If you can offer a way of doing something that takes one less step than someone else’s blog has recommended, you’re golden.”

Step 3:
Wrap up your blog post with a strong, call-to-action closing step.

Step 4:
Make sure your steps follow a logical order. So, forget what I just said in Step 3, and bump Step 3 down to Step 8.

Step 5:
Spend two hours – minimum – studying at least 73 of the 36,800,000* different blogs in your area of expertise so that you can come up with something original.

Then, give up on being original and crib from the top three. Be sure to provide lots of attributes, quotes, links, etc., to avoid plagiarizing others.

* The number of Google search returns for “marketing” + “blog”

Step 6:
Add a graphic.

People like pretty pictures, such as pie-charts and bar graphs.

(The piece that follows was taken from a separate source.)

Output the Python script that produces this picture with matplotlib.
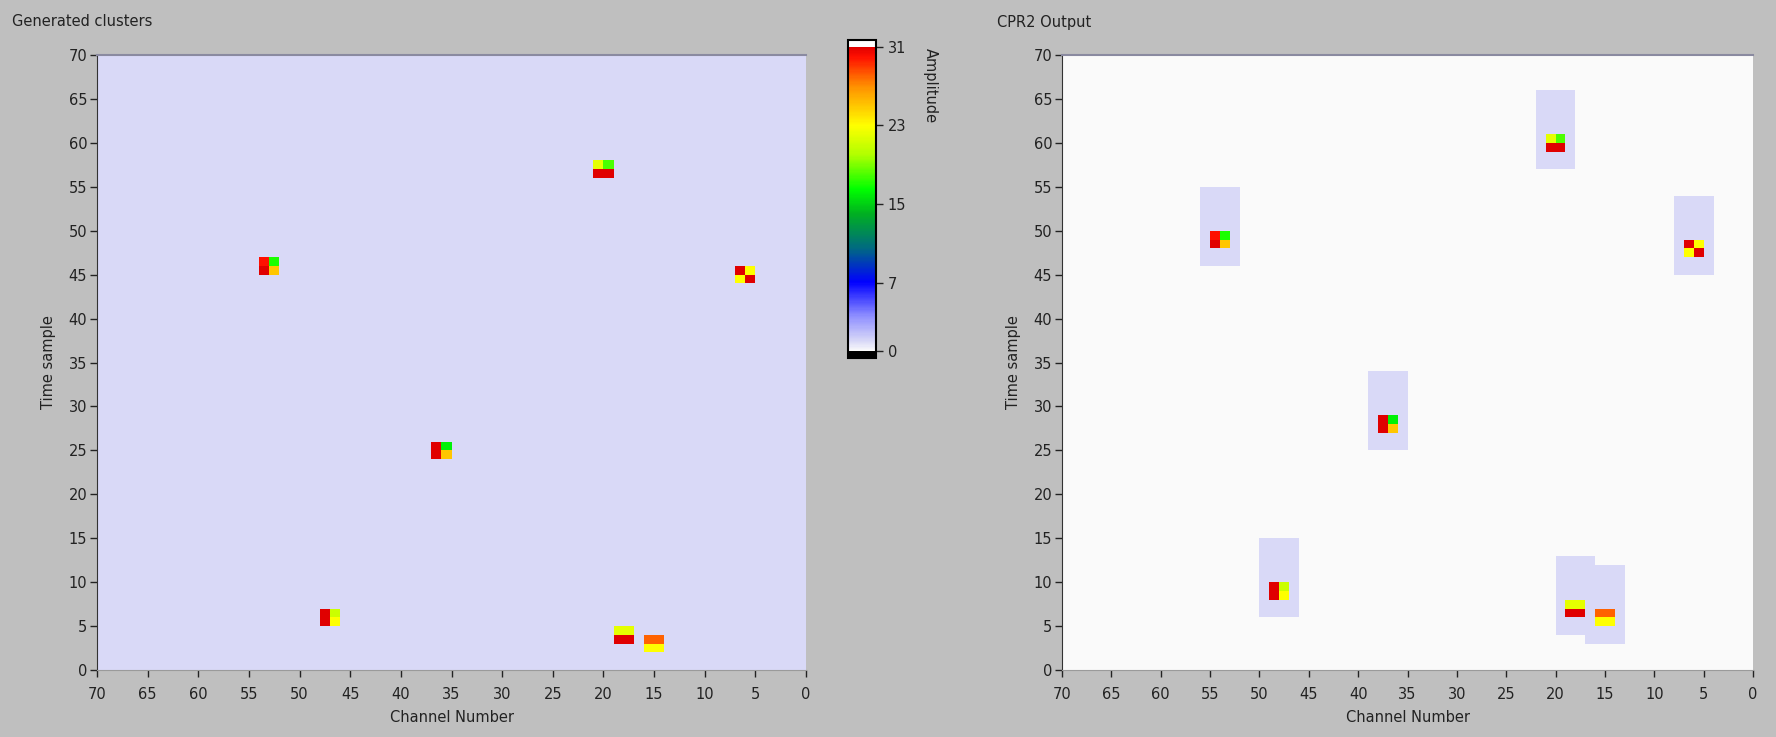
import numpy as np
import matplotlib
matplotlib.use('Agg')
import matplotlib.pyplot as plt
from matplotlib.colors import LinearSegmentedColormap, Normalize

# cluster origins (lowest channel, lowest time sample) for each 2x2 cluster
gen_channels = [52, 19, 5, 35, 46, 17, 14]
gen_samples = [45, 56, 44, 24, 5, 3, 2]
cpr_channels = [53, 19, 5, 36, 47, 17, 14]
cpr_samples = [48, 59, 47, 27, 8, 6, 5]

# amplitudes of each cluster: rows = sample (low, high), cols = channel (low, high)
cluster_amps = [
    [[25, 31], [17, 30]],
    [[31, 31], [18, 22]],
    [[31, 23], [23, 31]],
    [[25, 31], [16, 31]],
    [[23, 31], [21, 31]],
    [[31, 31], [22, 22]],
    [[23, 23], [28, 28]],
]

gen_background = 1
cpr_background = 0
cpr_window = 1
n_channels = 70
n_samples = 70
cbar_ticks = [0, 7, 15, 23, 31]

plt.rcParams['font.family'] = ['DejaVu Sans']
plt.rcParams['font.size'] = 10.5
txt = '#222222'

# amplitude colour scale, white -> blue -> green -> yellow -> red
stops = [(0, '#fafafa'), (1, '#d8d8f7'), (3.5, '#9090ff'), (7, '#0000ff'),
         (10.5, '#006a80'), (14, '#00b020'), (16.5, '#00ff00'),
         (20, '#b0ff00'), (23, '#ffff00'), (27, '#ff9000'),
         (30, '#ff1000'), (31, '#e00000')]
cmap = LinearSegmentedColormap.from_list('amp', [(v / 31, c) for v, c in stops])
cmap.set_over('white')
cmap.set_under('black')
norm = Normalize(vmin=0, vmax=31)


def build_grid(channels, samples, base, windows):
    grid = np.full((n_samples, n_channels), float(base))
    if windows:
        for c, s in zip(channels, samples):
            grid[s - 2:s + 7, c - 1:c + 3] = cpr_window
    for c, s, amp in zip(channels, samples, cluster_amps):
        grid[s:s + 2, c:c + 2] = amp
    return grid


gen_grid = build_grid(gen_channels, gen_samples, gen_background, False)
cpr_grid = build_grid(cpr_channels, cpr_samples, cpr_background, True)

fig = plt.figure(figsize=(17.76, 7.37), dpi=100, facecolor='#bfbfbf')
ax1 = fig.add_axes([97 / 1776, 67 / 737, 709 / 1776, 615 / 737])
ax2 = fig.add_axes([1062 / 1776, 67 / 737, 691 / 1776, 615 / 737])
cax = fig.add_axes([848 / 1776, 379 / 737, 28 / 1776, 318 / 737])

xe = np.arange(n_channels + 1)
ye = np.arange(n_samples + 1)

for ax, grid in [(ax1, gen_grid), (ax2, cpr_grid)]:
    mesh = ax.pcolormesh(xe, ye, grid, cmap=cmap, norm=norm, shading='flat')
    ax.set_xlim(70, 0)
    ax.set_ylim(0, 70)
    ax.set_xticks(range(0, 71, 5))
    ax.set_yticks(range(0, 71, 5))
    ax.tick_params(colors=txt, labelsize=10.5, length=5, width=1)
    ax.tick_params(axis='x', pad=7)
    ax.tick_params(axis='y', pad=2)
    ax.spines['right'].set_visible(False)
    ax.spines['top'].set_color('#8a8aa0')
    ax.spines['top'].set_linewidth(1.5)
    ax.spines['left'].set_color('#333333')
    ax.spines['bottom'].set_color('#9a9a9a')
    ax.set_xlabel('Channel Number', color=txt, labelpad=6)
    ax.set_ylabel('Time sample', color=txt, labelpad=9)

fig.text(12 / 1776, 1 - 22 / 737, 'Generated clusters', color=txt, va='center')
fig.text(997 / 1776, 1 - 22 / 737, 'CPR2 Output', color=txt, va='center')

cb = fig.colorbar(mesh, cax=cax, extend='both', extendrect=True,
                  extendfrac=0.022, ticks=cbar_ticks)
cb.outline.set_edgecolor('black')
cb.outline.set_linewidth(1.5)
cax.tick_params(colors=txt, labelsize=10.5, length=5, width=1)
fig.text(930 / 1776, 1 - 48 / 737, 'Amplitude', color=txt, rotation=270,
         ha='center', va='top')

fig.savefig('out.png', dpi=100, facecolor=fig.get_facecolor())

Unsure which is best to use? Is there a blog post that delves into this weighty issue? You betcha, in the vernacular of an Alaskan Governor, ex-Vice Presidential candidate, whose name won’t be mentioned here (except for the off chance there’s a great potential client out there doing a combined “content marketing, sarah palin” Google search that I want to capture, then maybe I’d slip her name in somewhere).

Step 7:
Gratuitously populate your 8 Step blog post with keywords and phrases about areas that are self-serving for future new business development, such as Content Marketing, Inbound Marketing, Integrated Marketing, Cause Marketing and Sex Marketing (that last one’s an SEO hail mary.)

Also, sprinkle  Step 7  with a couple names of [insert your area of expertise] gurus, such as marketing guru Seth Godin.

You don’t have to know them, they don’t have to know you. Just pretend that you’re in the same league with them. Maybe they’ll even ping you. (Hey, Seth baby, no kidding, call, write. I’d love to chat with you about the role of authenticity and storytelling in corporate communications).

Step 8:
Close with a call to action, such as have a Very Happy New Year. Stay close to your family and friends, especially in these — interesting — times, and go forth with fortitude and courage into 2009.

And the best of luck to you in ’09, President-elect Barack Obama.


About The Photo: The big story of the 2008 holiday season in the Pacific Northwest has been the unseasonal cold and heavy snowfalls. By Christmas Day, almost a foot of snow had accumulated on the ground on Whidbey Island. Normally, on Whidbey, an inch or two of snow can bring things to a standstill, so a foot of snow is a huge challenge. Yet, in spite of the challenges, there are scenes that are beautiful in their rarity, such as this scene of Candy Cane Lane in Langley.